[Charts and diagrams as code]
****************

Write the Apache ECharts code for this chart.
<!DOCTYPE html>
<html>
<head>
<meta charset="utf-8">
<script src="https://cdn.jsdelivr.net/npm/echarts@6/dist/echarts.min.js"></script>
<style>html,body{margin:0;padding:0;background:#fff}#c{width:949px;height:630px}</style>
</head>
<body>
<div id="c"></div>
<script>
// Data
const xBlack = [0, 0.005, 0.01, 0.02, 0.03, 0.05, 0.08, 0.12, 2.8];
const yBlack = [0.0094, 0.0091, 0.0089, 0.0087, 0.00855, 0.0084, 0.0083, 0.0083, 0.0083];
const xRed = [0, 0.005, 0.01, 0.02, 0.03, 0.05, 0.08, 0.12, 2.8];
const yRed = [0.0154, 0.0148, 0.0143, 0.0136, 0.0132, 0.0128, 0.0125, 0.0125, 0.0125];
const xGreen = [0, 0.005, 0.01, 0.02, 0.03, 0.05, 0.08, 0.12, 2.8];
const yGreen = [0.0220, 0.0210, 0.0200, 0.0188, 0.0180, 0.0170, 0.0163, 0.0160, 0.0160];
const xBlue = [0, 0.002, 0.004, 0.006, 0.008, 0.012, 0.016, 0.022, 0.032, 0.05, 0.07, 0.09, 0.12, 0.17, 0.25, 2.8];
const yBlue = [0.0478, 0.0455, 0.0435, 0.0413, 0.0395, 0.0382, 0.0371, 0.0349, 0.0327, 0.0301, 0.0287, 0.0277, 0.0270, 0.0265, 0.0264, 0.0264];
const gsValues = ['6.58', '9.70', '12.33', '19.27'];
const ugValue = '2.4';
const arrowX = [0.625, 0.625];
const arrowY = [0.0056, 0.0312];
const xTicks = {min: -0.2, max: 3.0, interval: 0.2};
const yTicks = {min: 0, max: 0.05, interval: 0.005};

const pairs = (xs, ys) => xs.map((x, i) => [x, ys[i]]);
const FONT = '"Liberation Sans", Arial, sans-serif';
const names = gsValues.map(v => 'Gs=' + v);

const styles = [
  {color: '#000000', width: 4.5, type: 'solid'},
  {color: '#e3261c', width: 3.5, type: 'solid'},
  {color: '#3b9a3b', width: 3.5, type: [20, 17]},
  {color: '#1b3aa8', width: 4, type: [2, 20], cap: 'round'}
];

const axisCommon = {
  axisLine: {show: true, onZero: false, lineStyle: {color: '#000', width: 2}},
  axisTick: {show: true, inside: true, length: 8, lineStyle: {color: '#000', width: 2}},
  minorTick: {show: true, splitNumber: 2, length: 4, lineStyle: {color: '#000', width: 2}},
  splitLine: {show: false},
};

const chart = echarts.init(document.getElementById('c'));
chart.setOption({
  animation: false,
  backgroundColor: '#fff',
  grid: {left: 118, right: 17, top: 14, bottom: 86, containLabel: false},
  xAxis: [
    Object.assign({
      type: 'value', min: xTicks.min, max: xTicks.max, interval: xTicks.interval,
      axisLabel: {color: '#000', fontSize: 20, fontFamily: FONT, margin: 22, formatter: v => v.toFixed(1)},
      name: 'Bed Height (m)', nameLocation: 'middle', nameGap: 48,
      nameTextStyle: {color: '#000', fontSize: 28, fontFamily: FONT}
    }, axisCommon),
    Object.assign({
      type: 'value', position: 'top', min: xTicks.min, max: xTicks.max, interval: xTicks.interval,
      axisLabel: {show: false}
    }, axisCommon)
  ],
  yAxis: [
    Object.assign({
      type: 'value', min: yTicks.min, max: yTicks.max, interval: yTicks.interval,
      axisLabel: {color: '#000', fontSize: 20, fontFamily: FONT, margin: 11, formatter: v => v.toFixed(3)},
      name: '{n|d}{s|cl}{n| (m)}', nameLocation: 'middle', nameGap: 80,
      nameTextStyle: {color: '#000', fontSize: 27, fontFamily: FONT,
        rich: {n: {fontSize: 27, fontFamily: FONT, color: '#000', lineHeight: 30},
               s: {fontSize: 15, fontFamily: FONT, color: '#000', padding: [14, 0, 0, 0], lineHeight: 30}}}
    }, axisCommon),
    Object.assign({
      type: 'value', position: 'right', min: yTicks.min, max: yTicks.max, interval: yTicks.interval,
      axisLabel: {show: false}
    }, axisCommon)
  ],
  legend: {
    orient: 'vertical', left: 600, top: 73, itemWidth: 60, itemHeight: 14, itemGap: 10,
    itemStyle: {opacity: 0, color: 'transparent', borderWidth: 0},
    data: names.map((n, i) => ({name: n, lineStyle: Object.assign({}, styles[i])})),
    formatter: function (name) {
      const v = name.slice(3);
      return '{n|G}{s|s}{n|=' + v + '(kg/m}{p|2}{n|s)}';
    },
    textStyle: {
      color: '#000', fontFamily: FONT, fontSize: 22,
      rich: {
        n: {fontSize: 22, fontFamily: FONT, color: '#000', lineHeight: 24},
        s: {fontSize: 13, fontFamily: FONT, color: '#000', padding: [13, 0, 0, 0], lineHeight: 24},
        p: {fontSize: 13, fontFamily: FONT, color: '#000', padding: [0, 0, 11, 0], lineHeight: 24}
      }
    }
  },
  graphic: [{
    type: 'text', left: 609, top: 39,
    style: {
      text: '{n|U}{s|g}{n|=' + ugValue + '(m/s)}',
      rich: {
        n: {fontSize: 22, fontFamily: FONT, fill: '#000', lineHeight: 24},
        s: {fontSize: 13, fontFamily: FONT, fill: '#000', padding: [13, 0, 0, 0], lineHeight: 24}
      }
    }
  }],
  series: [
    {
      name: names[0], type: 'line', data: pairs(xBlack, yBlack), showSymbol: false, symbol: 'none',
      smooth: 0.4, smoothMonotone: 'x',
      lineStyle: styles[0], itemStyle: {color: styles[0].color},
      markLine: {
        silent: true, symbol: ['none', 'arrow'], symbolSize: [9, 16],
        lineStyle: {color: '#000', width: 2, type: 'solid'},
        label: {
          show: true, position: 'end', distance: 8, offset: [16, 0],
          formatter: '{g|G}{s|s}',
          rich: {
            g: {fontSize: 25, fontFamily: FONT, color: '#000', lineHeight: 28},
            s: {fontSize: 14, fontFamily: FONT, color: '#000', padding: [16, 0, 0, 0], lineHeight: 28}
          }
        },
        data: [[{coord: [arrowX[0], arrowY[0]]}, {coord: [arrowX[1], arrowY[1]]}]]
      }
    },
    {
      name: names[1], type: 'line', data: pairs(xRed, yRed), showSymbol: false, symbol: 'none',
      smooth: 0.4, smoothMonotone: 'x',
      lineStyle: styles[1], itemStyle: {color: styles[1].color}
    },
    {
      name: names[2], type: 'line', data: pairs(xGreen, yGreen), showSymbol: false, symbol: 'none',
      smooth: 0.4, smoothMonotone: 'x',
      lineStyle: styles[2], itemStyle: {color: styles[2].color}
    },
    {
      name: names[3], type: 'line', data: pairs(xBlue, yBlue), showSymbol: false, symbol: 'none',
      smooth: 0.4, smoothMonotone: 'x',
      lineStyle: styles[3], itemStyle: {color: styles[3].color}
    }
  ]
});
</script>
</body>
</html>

****************

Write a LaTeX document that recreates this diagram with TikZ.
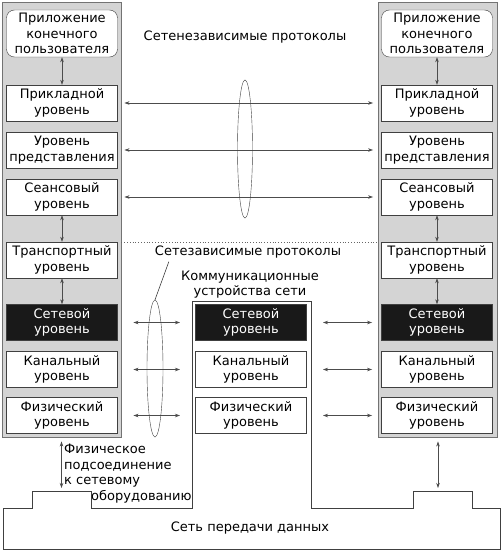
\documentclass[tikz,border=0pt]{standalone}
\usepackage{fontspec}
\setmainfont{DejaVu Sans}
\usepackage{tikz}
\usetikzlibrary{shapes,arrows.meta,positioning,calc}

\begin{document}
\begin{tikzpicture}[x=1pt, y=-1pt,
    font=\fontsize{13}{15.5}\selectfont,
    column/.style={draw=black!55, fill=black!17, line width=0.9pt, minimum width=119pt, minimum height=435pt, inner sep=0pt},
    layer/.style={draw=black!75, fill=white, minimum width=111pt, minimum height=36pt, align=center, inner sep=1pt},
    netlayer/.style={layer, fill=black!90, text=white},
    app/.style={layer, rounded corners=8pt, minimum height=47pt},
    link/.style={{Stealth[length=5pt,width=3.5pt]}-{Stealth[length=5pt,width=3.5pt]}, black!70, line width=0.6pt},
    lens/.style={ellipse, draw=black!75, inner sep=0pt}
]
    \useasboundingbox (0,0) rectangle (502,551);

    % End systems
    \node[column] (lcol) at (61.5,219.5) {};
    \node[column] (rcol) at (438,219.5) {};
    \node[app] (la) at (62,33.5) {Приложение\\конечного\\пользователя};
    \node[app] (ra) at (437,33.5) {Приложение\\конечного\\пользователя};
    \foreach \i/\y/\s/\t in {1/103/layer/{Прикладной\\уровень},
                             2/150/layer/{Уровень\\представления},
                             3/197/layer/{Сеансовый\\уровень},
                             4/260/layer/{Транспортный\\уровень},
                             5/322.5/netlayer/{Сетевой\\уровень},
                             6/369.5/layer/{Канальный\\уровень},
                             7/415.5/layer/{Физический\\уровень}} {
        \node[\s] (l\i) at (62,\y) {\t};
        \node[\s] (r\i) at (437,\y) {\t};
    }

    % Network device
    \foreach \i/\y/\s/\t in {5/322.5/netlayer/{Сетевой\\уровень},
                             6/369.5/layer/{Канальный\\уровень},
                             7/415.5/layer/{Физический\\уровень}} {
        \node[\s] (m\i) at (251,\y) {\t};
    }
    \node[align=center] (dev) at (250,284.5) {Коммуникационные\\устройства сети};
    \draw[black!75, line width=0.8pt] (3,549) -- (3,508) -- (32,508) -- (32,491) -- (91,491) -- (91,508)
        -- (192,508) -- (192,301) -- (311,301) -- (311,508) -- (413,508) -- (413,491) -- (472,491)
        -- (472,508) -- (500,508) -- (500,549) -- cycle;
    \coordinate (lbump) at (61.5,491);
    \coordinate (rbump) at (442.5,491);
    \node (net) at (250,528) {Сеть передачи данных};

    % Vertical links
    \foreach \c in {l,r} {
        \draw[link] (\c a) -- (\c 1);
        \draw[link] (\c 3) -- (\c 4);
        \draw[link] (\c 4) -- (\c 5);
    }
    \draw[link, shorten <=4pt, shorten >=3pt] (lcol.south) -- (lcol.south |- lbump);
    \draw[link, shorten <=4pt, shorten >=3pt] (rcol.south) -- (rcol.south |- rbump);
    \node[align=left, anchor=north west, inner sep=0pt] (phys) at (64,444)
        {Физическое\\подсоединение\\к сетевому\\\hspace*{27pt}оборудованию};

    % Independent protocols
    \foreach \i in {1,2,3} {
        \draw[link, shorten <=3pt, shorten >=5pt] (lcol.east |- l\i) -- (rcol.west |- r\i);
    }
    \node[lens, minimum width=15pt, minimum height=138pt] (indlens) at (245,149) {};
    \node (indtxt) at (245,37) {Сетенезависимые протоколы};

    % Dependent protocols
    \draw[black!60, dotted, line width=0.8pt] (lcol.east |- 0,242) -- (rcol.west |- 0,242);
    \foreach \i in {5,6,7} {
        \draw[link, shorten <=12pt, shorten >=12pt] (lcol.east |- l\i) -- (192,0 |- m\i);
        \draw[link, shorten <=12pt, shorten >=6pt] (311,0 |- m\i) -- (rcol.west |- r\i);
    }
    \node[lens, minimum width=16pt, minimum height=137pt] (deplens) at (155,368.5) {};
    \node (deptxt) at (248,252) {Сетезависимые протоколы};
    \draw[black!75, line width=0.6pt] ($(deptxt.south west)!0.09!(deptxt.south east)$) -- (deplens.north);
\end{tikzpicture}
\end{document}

****************

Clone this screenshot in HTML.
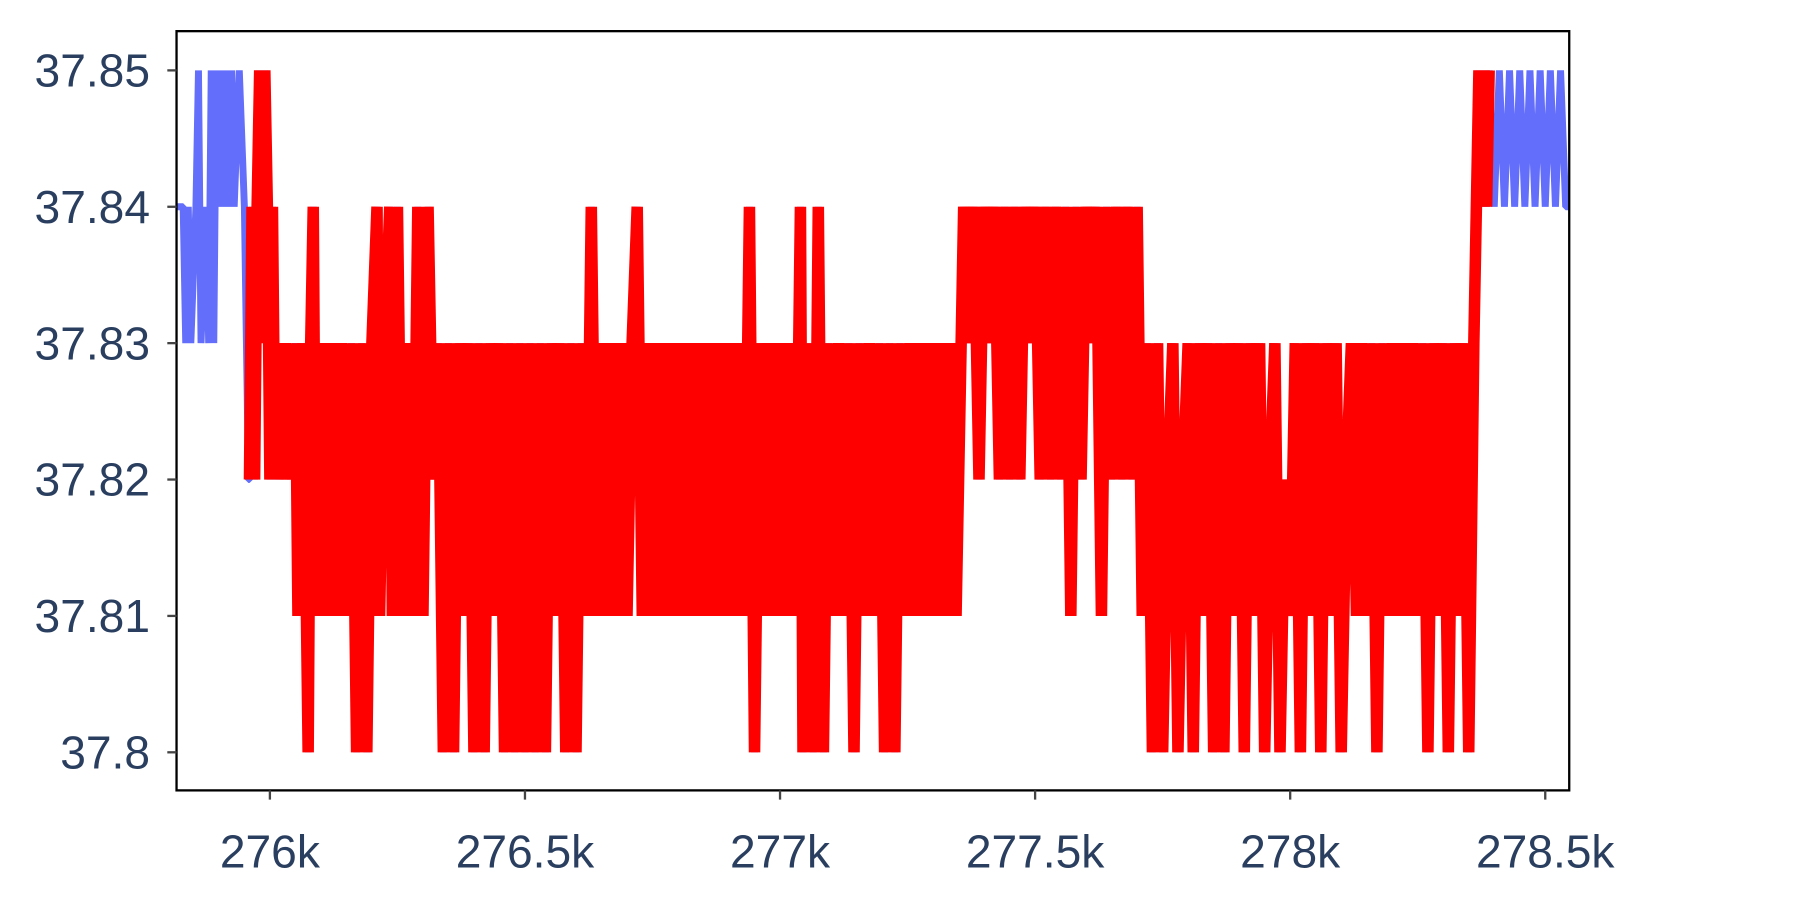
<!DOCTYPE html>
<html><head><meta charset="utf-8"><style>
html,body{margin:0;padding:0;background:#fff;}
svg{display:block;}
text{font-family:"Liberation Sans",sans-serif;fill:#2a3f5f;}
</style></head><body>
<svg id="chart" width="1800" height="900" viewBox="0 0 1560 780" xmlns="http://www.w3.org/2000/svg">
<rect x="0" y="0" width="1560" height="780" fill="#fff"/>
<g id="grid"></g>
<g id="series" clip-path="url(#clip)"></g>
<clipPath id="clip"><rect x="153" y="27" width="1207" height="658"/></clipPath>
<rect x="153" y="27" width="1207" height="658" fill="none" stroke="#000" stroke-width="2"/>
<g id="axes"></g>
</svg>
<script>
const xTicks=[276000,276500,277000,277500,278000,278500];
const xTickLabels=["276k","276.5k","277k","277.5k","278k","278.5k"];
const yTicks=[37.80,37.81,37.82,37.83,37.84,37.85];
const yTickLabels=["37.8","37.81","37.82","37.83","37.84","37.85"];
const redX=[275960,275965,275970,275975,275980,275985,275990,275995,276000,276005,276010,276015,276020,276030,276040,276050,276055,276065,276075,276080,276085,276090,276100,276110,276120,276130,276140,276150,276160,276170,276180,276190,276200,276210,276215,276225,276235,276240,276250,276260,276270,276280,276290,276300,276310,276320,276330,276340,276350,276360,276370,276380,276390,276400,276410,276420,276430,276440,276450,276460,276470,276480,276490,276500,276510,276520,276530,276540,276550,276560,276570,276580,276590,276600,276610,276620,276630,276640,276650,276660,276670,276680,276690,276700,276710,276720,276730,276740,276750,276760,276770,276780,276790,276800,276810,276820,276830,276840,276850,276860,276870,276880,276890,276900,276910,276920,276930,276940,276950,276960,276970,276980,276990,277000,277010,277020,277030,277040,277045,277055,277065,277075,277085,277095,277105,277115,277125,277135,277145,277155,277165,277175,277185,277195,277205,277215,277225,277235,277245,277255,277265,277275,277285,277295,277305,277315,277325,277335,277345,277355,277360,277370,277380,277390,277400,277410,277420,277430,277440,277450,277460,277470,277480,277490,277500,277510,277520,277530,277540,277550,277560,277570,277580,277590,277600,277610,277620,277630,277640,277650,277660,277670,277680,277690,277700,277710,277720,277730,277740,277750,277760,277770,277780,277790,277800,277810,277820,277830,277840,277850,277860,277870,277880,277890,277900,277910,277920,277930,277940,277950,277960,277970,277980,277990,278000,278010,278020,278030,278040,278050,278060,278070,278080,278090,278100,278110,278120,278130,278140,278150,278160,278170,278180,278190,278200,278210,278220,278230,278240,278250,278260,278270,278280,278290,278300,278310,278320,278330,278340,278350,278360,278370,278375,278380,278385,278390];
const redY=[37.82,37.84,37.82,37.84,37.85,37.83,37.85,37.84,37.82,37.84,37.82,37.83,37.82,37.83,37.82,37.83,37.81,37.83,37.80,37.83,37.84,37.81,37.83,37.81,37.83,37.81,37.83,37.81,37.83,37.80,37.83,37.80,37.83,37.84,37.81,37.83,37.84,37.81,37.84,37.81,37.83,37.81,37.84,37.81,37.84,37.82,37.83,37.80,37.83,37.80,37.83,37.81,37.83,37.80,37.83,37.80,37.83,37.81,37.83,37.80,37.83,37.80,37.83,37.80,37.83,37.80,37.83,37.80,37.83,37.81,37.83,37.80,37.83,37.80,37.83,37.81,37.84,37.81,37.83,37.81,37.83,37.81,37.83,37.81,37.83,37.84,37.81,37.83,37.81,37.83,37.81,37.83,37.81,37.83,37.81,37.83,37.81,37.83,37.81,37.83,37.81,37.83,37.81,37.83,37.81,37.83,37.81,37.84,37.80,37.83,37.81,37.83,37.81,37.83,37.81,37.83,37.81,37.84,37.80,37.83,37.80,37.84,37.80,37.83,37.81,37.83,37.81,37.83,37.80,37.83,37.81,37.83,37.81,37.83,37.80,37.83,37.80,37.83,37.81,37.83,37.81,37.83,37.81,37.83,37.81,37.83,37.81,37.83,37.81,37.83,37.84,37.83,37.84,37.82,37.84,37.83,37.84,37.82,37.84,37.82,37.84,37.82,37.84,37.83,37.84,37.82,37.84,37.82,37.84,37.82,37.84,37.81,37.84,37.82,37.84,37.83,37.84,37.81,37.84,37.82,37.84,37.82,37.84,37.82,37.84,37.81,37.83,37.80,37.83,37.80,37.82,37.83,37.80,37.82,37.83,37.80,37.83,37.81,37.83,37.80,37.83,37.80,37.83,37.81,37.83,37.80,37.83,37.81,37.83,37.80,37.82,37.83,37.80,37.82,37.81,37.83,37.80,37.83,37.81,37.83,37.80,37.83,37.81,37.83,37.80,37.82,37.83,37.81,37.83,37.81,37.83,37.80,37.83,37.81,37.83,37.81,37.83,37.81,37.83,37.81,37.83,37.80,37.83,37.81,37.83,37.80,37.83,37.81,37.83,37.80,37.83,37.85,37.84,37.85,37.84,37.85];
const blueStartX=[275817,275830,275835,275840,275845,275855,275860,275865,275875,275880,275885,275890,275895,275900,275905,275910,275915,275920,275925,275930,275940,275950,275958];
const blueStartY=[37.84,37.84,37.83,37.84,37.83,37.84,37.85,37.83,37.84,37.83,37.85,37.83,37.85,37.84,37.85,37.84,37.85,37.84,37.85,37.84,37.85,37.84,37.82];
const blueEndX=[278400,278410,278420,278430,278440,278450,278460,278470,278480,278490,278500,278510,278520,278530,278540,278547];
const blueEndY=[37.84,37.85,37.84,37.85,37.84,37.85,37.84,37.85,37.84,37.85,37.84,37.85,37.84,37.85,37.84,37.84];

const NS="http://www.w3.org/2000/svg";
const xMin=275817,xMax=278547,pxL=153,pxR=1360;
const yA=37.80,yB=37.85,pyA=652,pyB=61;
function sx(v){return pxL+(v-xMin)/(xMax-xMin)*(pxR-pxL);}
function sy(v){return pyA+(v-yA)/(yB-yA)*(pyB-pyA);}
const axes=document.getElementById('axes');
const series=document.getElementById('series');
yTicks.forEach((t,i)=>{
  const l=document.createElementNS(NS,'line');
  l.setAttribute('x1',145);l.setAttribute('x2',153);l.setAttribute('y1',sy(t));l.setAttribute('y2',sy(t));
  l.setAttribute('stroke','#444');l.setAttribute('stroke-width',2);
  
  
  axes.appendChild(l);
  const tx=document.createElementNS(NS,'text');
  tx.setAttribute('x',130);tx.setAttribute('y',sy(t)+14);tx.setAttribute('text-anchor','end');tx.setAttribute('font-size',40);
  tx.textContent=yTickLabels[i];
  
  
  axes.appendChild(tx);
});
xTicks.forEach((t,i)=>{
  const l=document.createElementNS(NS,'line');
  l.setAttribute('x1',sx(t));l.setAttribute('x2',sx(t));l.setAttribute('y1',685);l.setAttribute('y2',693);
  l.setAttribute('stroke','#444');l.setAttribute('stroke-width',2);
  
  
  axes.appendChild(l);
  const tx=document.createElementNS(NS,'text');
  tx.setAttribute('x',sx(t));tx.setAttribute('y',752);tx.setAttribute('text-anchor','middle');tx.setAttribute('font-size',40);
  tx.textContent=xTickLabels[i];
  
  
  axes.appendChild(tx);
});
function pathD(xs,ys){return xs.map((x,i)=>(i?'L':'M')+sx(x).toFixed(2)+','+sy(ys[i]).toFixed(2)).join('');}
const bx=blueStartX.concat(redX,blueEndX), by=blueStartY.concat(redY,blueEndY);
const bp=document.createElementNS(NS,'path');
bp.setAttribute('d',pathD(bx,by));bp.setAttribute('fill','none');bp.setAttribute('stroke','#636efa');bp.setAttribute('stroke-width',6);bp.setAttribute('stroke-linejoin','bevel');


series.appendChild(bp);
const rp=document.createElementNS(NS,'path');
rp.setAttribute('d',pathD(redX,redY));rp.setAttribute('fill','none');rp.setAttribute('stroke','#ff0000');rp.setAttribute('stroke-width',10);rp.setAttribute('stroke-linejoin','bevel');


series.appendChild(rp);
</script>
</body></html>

****************

GIVEN TASK: From the data, pick out every line that includes "this".

RESPONSE BELOW:
Write the Apache ECharts code for this chart.
Write a LaTeX document that recreates this diagram with TikZ.
Clone this screenshot in HTML.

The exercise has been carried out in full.